Pour voir cet itinéraire sur une carte, suivez le lien :
https://fr.wikiloc.com/itineraires-randonnee/la-caverne-de-zhongdong-caverne-du-milieu-6082576
Arrivé à Ziyun, le gars me laisse juste devant la gare routière ! J’ai à peine le temps de comprendre comment elle fonctionne, tant il y a du monde, de la bousculade et du vacarme, qu’un gars et une fille me proposent de prendre le bus qui part à l’instant pour Anshun 安顺 : le gars va jusqu’à aller derrière le comptoir pour demander un billet en express à la guichetière !!

et ils m’amènent à leur car : c’est le chauffeur et son adjointe …
Arrivée à Anshun vers 18h30 à la nuit tombante. J’atterris dans une gare routière toute neuve et gigantesque, construite au milieu d’une forêt de buildings en construction. J’ai un coup de déprime. J’évacue (un peu brutalement peut-être) des rabatteurs qui me demandent où je veux aller, taxi ? hôtel ?

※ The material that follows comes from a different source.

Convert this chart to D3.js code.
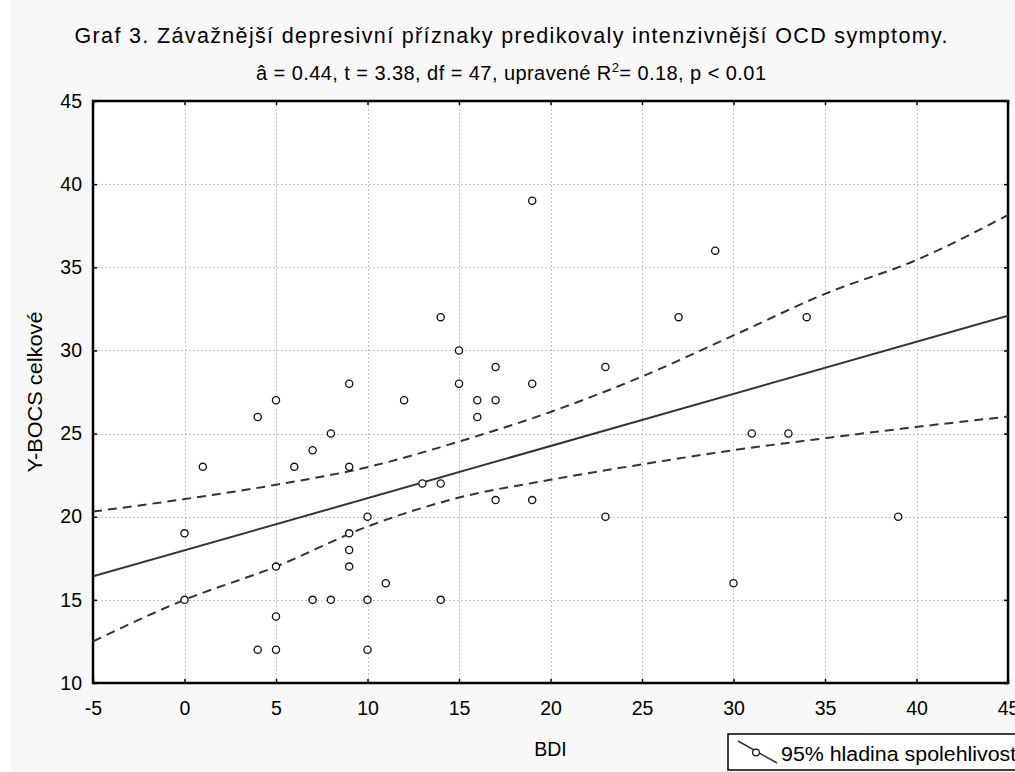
<!DOCTYPE html>
<html>
<head>
<meta charset="utf-8">
<script src="https://cdn.jsdelivr.net/npm/d3@7"></script>
<style>
  html, body { margin: 0; padding: 0; background: #ffffff; }
  svg { display: block; font-family: "Liberation Sans", Arial, sans-serif; }
</style>
</head>
<body>
<svg id="chart" width="1015" height="772"></svg>
<script>
// BDI score and Y-BOCS total score for each respondent
const bdi = [0, 0, 1, 4, 4, 5, 5, 5, 5, 6, 7, 7, 8, 8, 9, 9, 9, 9, 9, 10, 10, 10, 11, 12,
  13, 14, 14, 14, 15, 15, 16, 16, 17, 17, 17, 19, 19, 19, 23, 23, 27, 29, 30, 31, 33, 34, 39];
const ybocs = [19, 15, 23, 26, 12, 27, 17, 14, 12, 23, 24, 15, 25, 15, 28, 23, 19, 18, 17, 20, 15, 12, 16, 27,
  22, 32, 22, 15, 30, 28, 27, 26, 29, 27, 21, 39, 28, 21, 29, 20, 32, 36, 16, 25, 25, 32, 20];

// fitted regression line (end points)
const fitX = [-5, 45];
const fitY = [16.41, 32.09];

// 95% confidence band around the fit
const bandX = [-5, 0, 5, 10, 15, 20, 25, 30, 35, 40, 45];
const bandUpper = [20.31, 21.06, 21.92, 22.98, 24.52, 26.3, 28.43, 30.9, 33.4, 35.44, 38.14];
const bandLower = [12.5, 15.0, 17.0, 19.41, 21.15, 22.22, 23.15, 24.0, 24.72, 25.4, 26.02];

const xTicks = [-5, 0, 5, 10, 15, 20, 25, 30, 35, 40, 45];
const yTicks = [10, 15, 20, 25, 30, 35, 40, 45];

const titleText = "Graf 3. Závažnější depresivní příznaky predikovaly intenzivnější OCD symptomy.";
const xTitle = "BDI";
const yTitle = "Y-BOCS celkové";
const legendText = "95% hladina spolehlivosti";

const svg = d3.select("#chart");
const W = 1015, H = 772;
const m = { left: 93, right: 1008, top: 101, bottom: 683 };

// page background
svg.append("rect").attr("x", 0).attr("y", 0).attr("width", W).attr("height", H).attr("fill", "#ffffff");
svg.append("rect").attr("x", 10).attr("y", 0).attr("width", W - 10).attr("height", H).attr("fill", "#f8f8f8");

const x = d3.scaleLinear().domain([-5, 45]).range([m.left, m.right]);
const y = d3.scaleLinear().domain([10, 45]).range([m.bottom, m.top]);

// plot area
svg.append("rect")
  .attr("x", m.left).attr("y", m.top)
  .attr("width", m.right - m.left).attr("height", m.bottom - m.top)
  .attr("fill", "#ffffff");

svg.append("defs").append("clipPath").attr("id", "plotClip")
  .append("rect")
  .attr("x", m.left).attr("y", m.top)
  .attr("width", m.right - m.left).attr("height", m.bottom - m.top);

// grid
const grid = svg.append("g").attr("stroke", "#c4c4c4").attr("stroke-width", 1).attr("stroke-dasharray", "2,2");
grid.selectAll("line.v").data(xTicks.slice(1, -1)).join("line")
  .attr("class", "v")
  .attr("x1", d => Math.round(x(d)) + 0.5).attr("x2", d => Math.round(x(d)) + 0.5)
  .attr("y1", m.top).attr("y2", m.bottom);
grid.selectAll("line.h").data(yTicks.slice(1, -1)).join("line")
  .attr("class", "h")
  .attr("x1", m.left).attr("x2", m.right)
  .attr("y1", d => Math.round(y(d)) + 0.5).attr("y2", d => Math.round(y(d)) + 0.5);

// axes with inward ticks
const tickLen = 4;
const axisFont = 19.5;
const plain = d => String(d);
const bottomAxis = d3.axisBottom(x).tickValues(xTicks).tickSize(-tickLen).tickPadding(18).tickFormat(plain);
const topAxis = d3.axisTop(x).tickValues(xTicks).tickSize(-tickLen).tickFormat("");
const leftAxis = d3.axisLeft(y).tickValues(yTicks).tickSize(-tickLen).tickPadding(11).tickFormat(plain);
const rightAxis = d3.axisRight(y).tickValues(yTicks).tickSize(-tickLen).tickFormat("");

function styleAxis(g) {
  g.select(".domain").remove();
  g.selectAll(".tick line").attr("stroke", "#000").attr("stroke-width", 1.5);
  g.selectAll(".tick text").attr("fill", "#000").attr("font-size", axisFont)
    .attr("font-family", "'Liberation Sans', Arial, sans-serif");
}
svg.append("g").attr("transform", `translate(0,${m.bottom})`).call(bottomAxis).call(styleAxis);
svg.append("g").attr("transform", `translate(0,${m.top})`).call(topAxis).call(styleAxis);
svg.append("g").attr("transform", `translate(${m.left},0)`).call(leftAxis).call(styleAxis);
svg.append("g").attr("transform", `translate(${m.right},0)`).call(rightAxis).call(styleAxis);

// frame
svg.append("rect")
  .attr("x", m.left).attr("y", m.top)
  .attr("width", m.right - m.left).attr("height", m.bottom - m.top)
  .attr("fill", "none").attr("stroke", "#000").attr("stroke-width", 2.5);

const plot = svg.append("g").attr("clip-path", "url(#plotClip)");

// confidence band
const bandLine = d3.line().x(d => x(d[0])).y(d => y(d[1])).curve(d3.curveMonotoneX);
[bandUpper, bandLower].forEach(vals => {
  plot.append("path")
    .datum(bandX.map((bx, i) => [bx, vals[i]]))
    .attr("d", bandLine)
    .attr("fill", "none").attr("stroke", "#333").attr("stroke-width", 2)
    .attr("stroke-dasharray", "9,6");
});

// regression line
plot.append("path")
  .datum(fitX.map((fx, i) => [fx, fitY[i]]))
  .attr("d", d3.line().x(d => x(d[0])).y(d => y(d[1])))
  .attr("fill", "none").attr("stroke", "#333").attr("stroke-width", 2);

// observations
plot.selectAll("circle.pt").data(bdi.map((b, i) => [b, ybocs[i]])).join("circle")
  .attr("class", "pt")
  .attr("cx", d => x(d[0])).attr("cy", d => y(d[1]))
  .attr("r", 3.6)
  .attr("fill", "#fff").attr("stroke", "#111").attr("stroke-width", 1.3);

// titles
svg.append("text").attr("x", 511).attr("y", 43).attr("text-anchor", "middle")
  .attr("font-size", 21.5).attr("fill", "#000")
  .attr("textLength", 873).attr("lengthAdjust", "spacing")
  .text(titleText);

const sub = svg.append("text").attr("x", 511).attr("y", 80).attr("text-anchor", "middle")
  .attr("font-size", 20).attr("fill", "#000")
  .attr("textLength", 510).attr("lengthAdjust", "spacing");
sub.append("tspan").text("â = 0.44, t = 3.38, df = 47, upravené R");
sub.append("tspan").attr("font-size", 13).attr("dy", -8).text("2");
sub.append("tspan").attr("dy", 8).text("= 0.18, p < 0.01");

svg.append("text").attr("x", (m.left + m.right) / 2).attr("y", 756).attr("text-anchor", "middle")
  .attr("font-size", 19.5).attr("fill", "#000").text(xTitle);

svg.append("text")
  .attr("transform", `translate(42,${(m.top + m.bottom) / 2}) rotate(-90)`)
  .attr("text-anchor", "middle")
  .attr("font-size", 20.5).attr("fill", "#000")
  .attr("textLength", 161).attr("lengthAdjust", "spacingAndGlyphs")
  .text(yTitle);

// legend
const lg = svg.append("g");
lg.append("rect").attr("x", 728).attr("y", 734).attr("width", 320).attr("height", 36)
  .attr("fill", "#fff").attr("stroke", "#000").attr("stroke-width", 1.5);
lg.append("line").attr("x1", 738).attr("y1", 741).attr("x2", 777).attr("y2", 763)
  .attr("stroke", "#333").attr("stroke-width", 1.5);
lg.append("circle").attr("cx", 756).attr("cy", 752.5).attr("r", 3.4)
  .attr("fill", "#fff").attr("stroke", "#111").attr("stroke-width", 1.2);
lg.append("text").attr("x", 781).attr("y", 761).attr("font-size", 19.5).attr("fill", "#000")
  .attr("textLength", 240).attr("lengthAdjust", "spacingAndGlyphs")
  .text(legendText);
</script>
</body>
</html>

Je prends quelques renseignements aux guichets… Pas facile. Puis je vois sur un parking qu’il y a les bus N° 2,3,4 qui vont au centre-ville, et sur les conseils d’un employé à qui je prête mes lunettes pour lire le plan sur mon guide, je prends le N° 4.
Traversée apocalyptique d’un chantier de 10 km de tours d’habitation en construction. Gigantesques hôtels de luxe. Immense palais du parti. Éclairage des contours de ces immeubles par des lumières LED bleu-violet. Un petit tour devant la gare et je descends un peu au hasard dans un quartier aux allures modestes. Pas de difficulté pour trouver un hôtel à 80Y, petite surface, confort spartiate mais sdb, wifi, eau chaude et … couverture chauffante ! Petite soupe de nouilles et viande, très épicée, dans le restau juste à côté. J’utilise la machine à laver de l’hôtel pour laver mon linge.
Il fait plus froid dans cette région : 17°.